- SUPPLIED INFORMATION:
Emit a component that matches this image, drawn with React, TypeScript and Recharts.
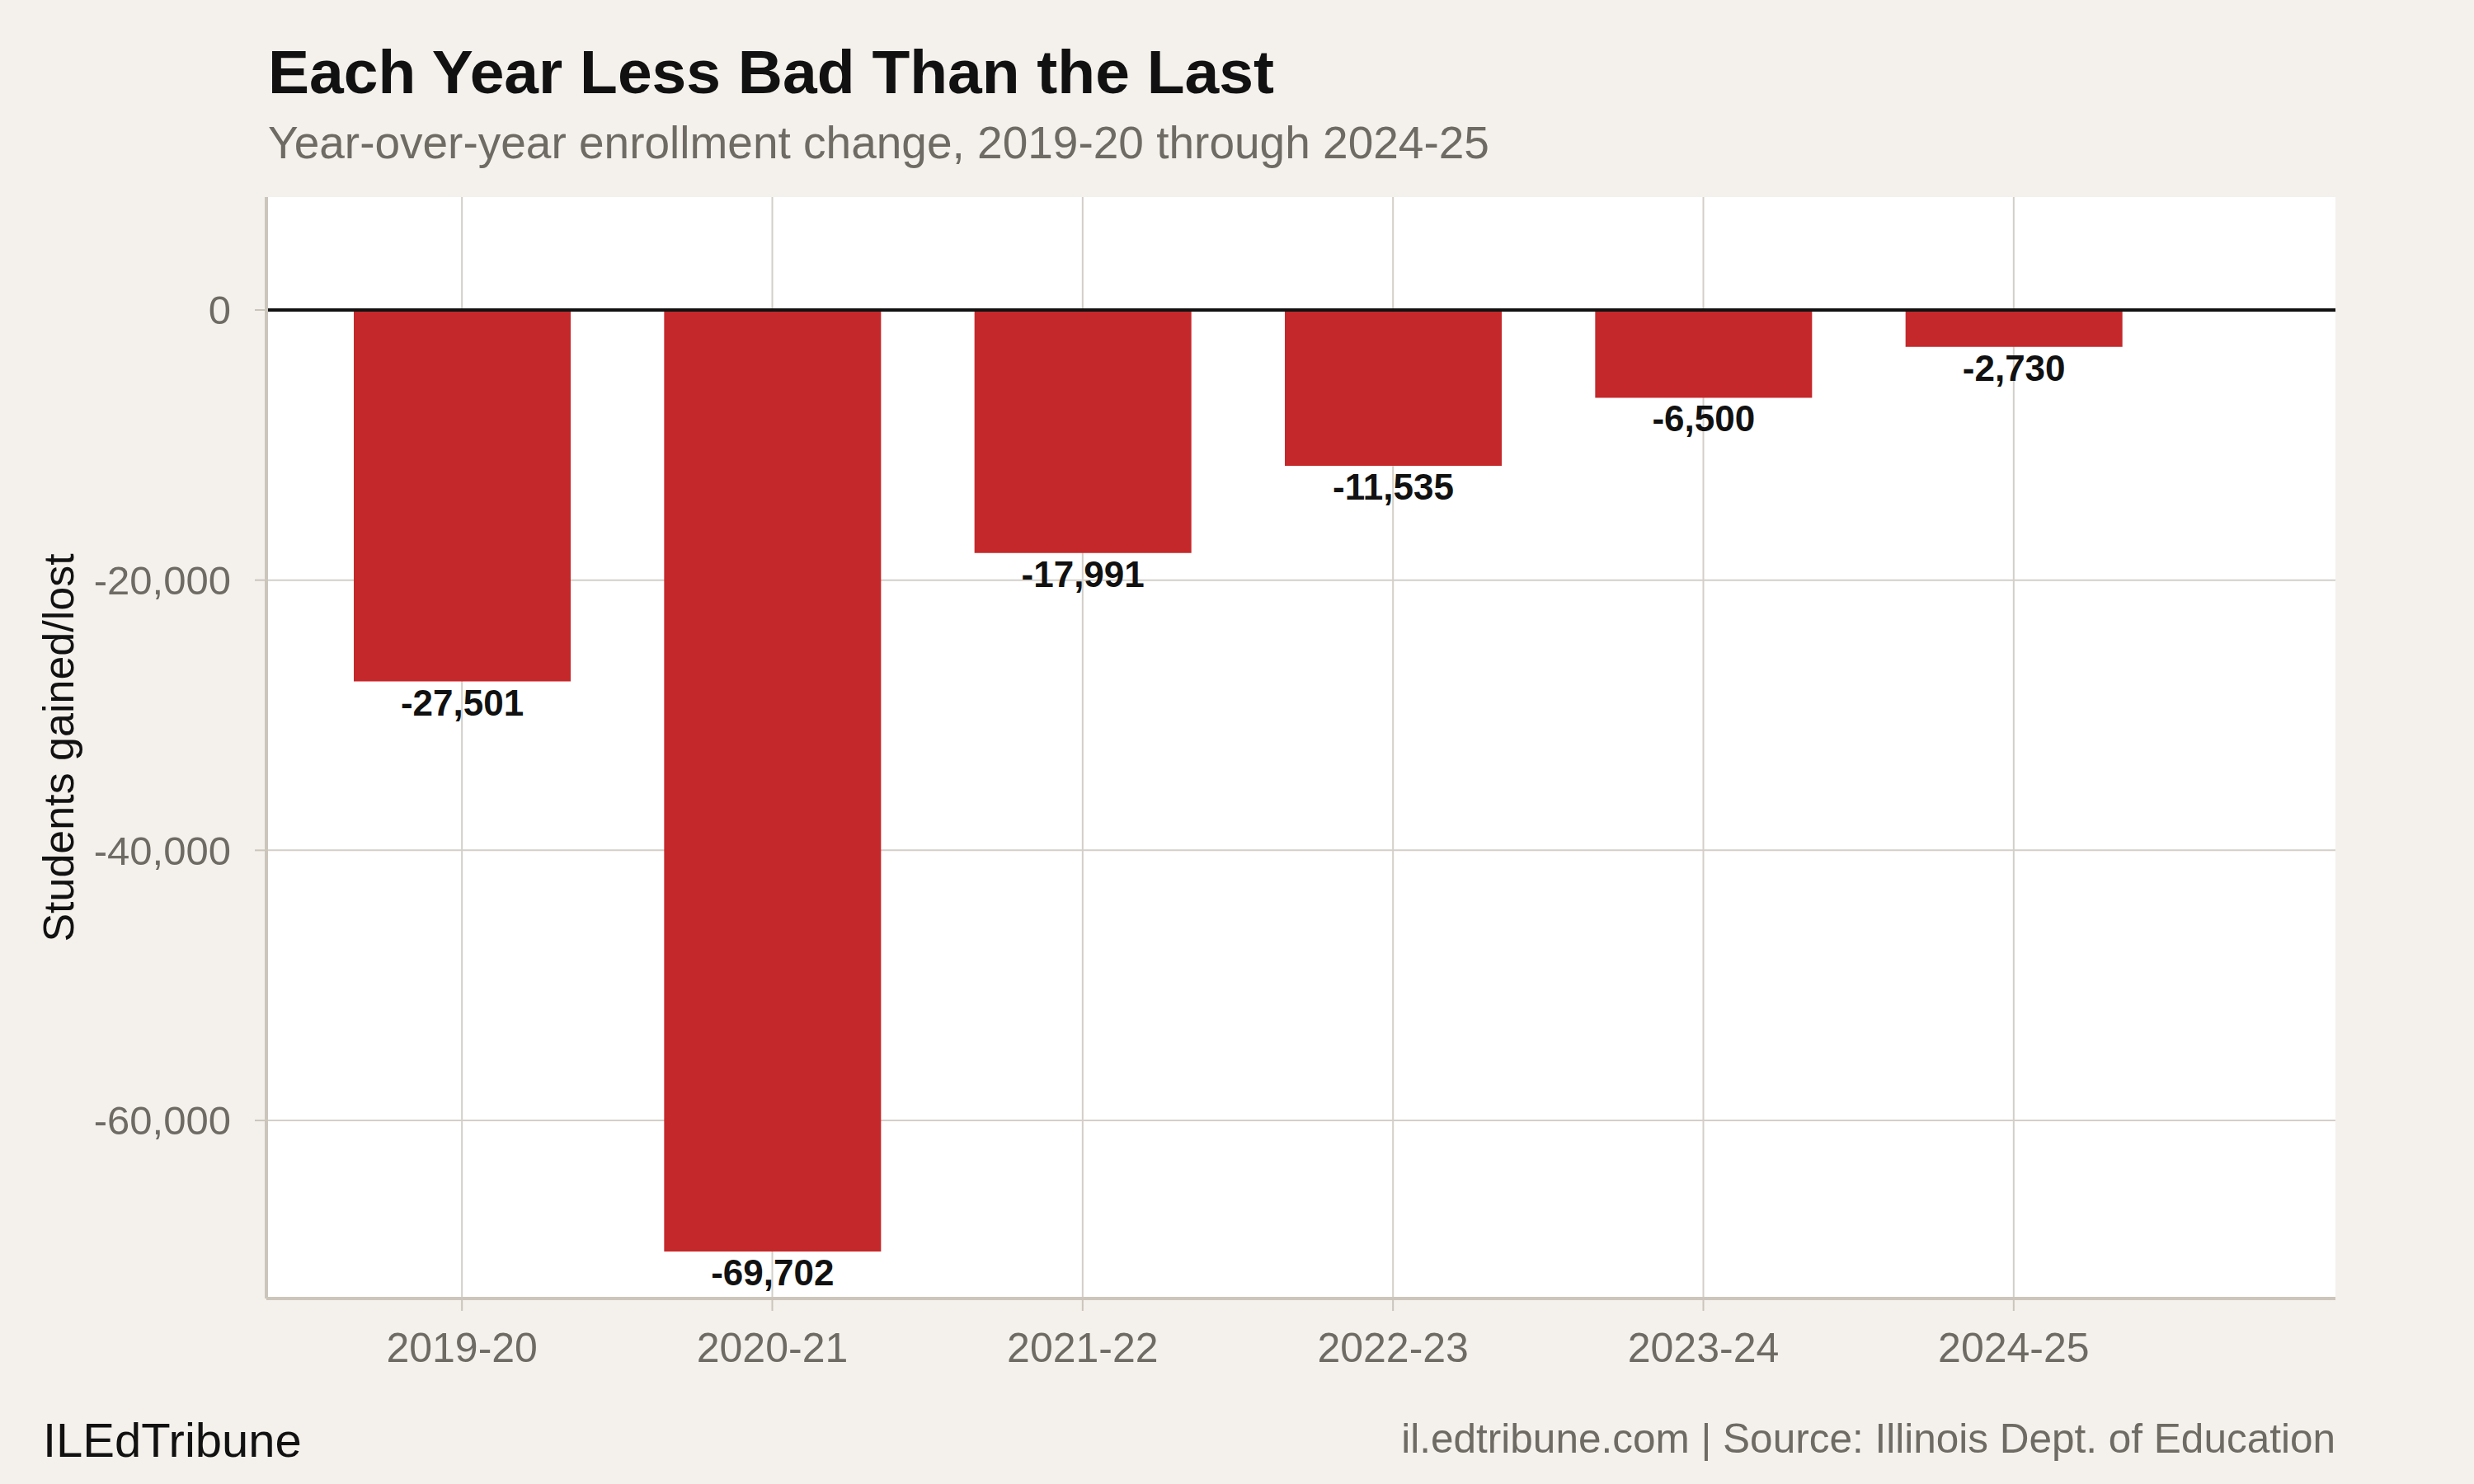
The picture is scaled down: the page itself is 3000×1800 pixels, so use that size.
import React from 'react';
import { BarChart, Bar, XAxis, YAxis, CartesianGrid, ReferenceLine, LabelList } from 'recharts';

const years = ['2019-20', '2020-21', '2021-22', '2022-23', '2023-24', '2024-25'];
const changes = [-27501, -69702, -17991, -11535, -6500, -2730];
const yTicks = [0, -20000, -40000, -60000];

const TITLE = 'Each Year Less Bad Than the Last';
const SUBTITLE = 'Year-over-year enrollment change, 2019-20 through 2024-25';
const Y_LABEL = 'Students gained/lost';
const BRAND = 'ILEdTribune';
const SOURCE = 'il.edtribune.com | Source: Illinois Dept. of Education';

const data = years.map((year, i) => ({ year, change: changes[i] }));

const FONT = '"Liberation Sans", Arial, Helvetica, sans-serif';
const BG = '#f4f1ec';
const GRAY_TEXT = '#6e6a64';
const BAR = '#c5282a';
const GRID = '#d3cfc8';
const AXIS = '#cbc5bb';

const fmt = (v: number) => v.toLocaleString('en-US');

const BarValueLabel = (props: any) => {
  const { x, y, width, height, value } = props;
  const bottom = Math.max(y, y + height);
  return (
    <text
      x={x + width / 2}
      y={bottom + 41}
      textAnchor="middle"
      fontFamily={FONT}
      fontWeight="bold"
      fontSize={44}
      fill="#111"
    >
      {fmt(value)}
    </text>
  );
};

export default function App() {
  return (
    <div style={{ position: 'absolute', left: 0, top: 0, width: 3000, height: 1800, background: BG, fontFamily: FONT }}>
      <style>{`body{margin:0;}`}</style>
      <div style={{ position: 'absolute', left: 0, top: 0 }}>
        <BarChart
          width={3000}
          height={1800}
          data={data}
          margin={{ top: 239, right: 168, bottom: 125, left: 0 }}
        >
          <CartesianGrid stroke={GRID} strokeWidth={2} fill="#ffffff" syncWithTicks />
          <XAxis
            dataKey="year"
            type="category"
            height={100}
            padding={{ left: 49, right: 202 }}
            axisLine={{ stroke: AXIS, strokeWidth: 4 }}
            tickLine={{ stroke: AXIS, strokeWidth: 2 }}
            tickSize={15}
            tickMargin={26}
            tick={{ fill: GRAY_TEXT, fontSize: 50, fontFamily: FONT }}
            interval={0}
          />
          <YAxis
            type="number"
            width={323}
            domain={[-73180, 8360]}
            ticks={yTicks}
            allowDataOverflow
            axisLine={{ stroke: AXIS, strokeWidth: 4 }}
            tickLine={{ stroke: AXIS, strokeWidth: 2 }}
            tickSize={14}
            tickMargin={29}
            tickFormatter={fmt}
            tick={{ fill: GRAY_TEXT, fontSize: 49, fontFamily: FONT }}
          />
          <Bar dataKey="change" fill={BAR} barSize={263} isAnimationActive={false}>
            <LabelList dataKey="change" content={BarValueLabel} />
          </Bar>
          <ReferenceLine y={0} stroke="#111" strokeWidth={4} />
        </BarChart>
      </div>
      <svg
        width={3000}
        height={1800}
        style={{ position: 'absolute', left: 0, top: 0, pointerEvents: 'none' }}
      >
        <text x={325} y={113} fontFamily={FONT} fontWeight="bold" fontSize={75} fill="#111">
          {TITLE}
        </text>
        <text x={325} y={192} fontFamily={FONT} fontSize={55} fill={GRAY_TEXT}>
          {SUBTITLE}
        </text>
        <text
          transform="translate(89,907) rotate(-90)"
          textAnchor="middle"
          fontFamily={FONT}
          fontSize={52}
          fill="#111"
        >
          {Y_LABEL}
        </text>
        <text x={52} y={1767} fontFamily={FONT} fontSize={58} fill="#111">
          {BRAND}
        </text>
        <text x={2832} y={1762} textAnchor="end" fontFamily={FONT} fontSize={49.5} fill={GRAY_TEXT}>
          {SOURCE}
        </text>
      </svg>
    </div>
  );
}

- EXERCISE DIRECTIONS: Begin at the top of the material above and output each line exactly, stopping after the line that holds "const fmt = (v: number)". Leave out pictures.

- FINAL RESULT:
Emit a component that matches this image, drawn with React, TypeScript and Recharts.
The picture is scaled down: the page itself is 3000×1800 pixels, so use that size.
import React from 'react';
import { BarChart, Bar, XAxis, YAxis, CartesianGrid, ReferenceLine, LabelList } from 'recharts';

const years = ['2019-20', '2020-21', '2021-22', '2022-23', '2023-24', '2024-25'];
const changes = [-27501, -69702, -17991, -11535, -6500, -2730];
const yTicks = [0, -20000, -40000, -60000];

const TITLE = 'Each Year Less Bad Than the Last';
const SUBTITLE = 'Year-over-year enrollment change, 2019-20 through 2024-25';
const Y_LABEL = 'Students gained/lost';
const BRAND = 'ILEdTribune';
const SOURCE = 'il.edtribune.com | Source: Illinois Dept. of Education';

const data = years.map((year, i) => ({ year, change: changes[i] }));

const FONT = '"Liberation Sans", Arial, Helvetica, sans-serif';
const BG = '#f4f1ec';
const GRAY_TEXT = '#6e6a64';
const BAR = '#c5282a';
const GRID = '#d3cfc8';
const AXIS = '#cbc5bb';

const fmt = (v: number) => v.toLocaleString('en-US');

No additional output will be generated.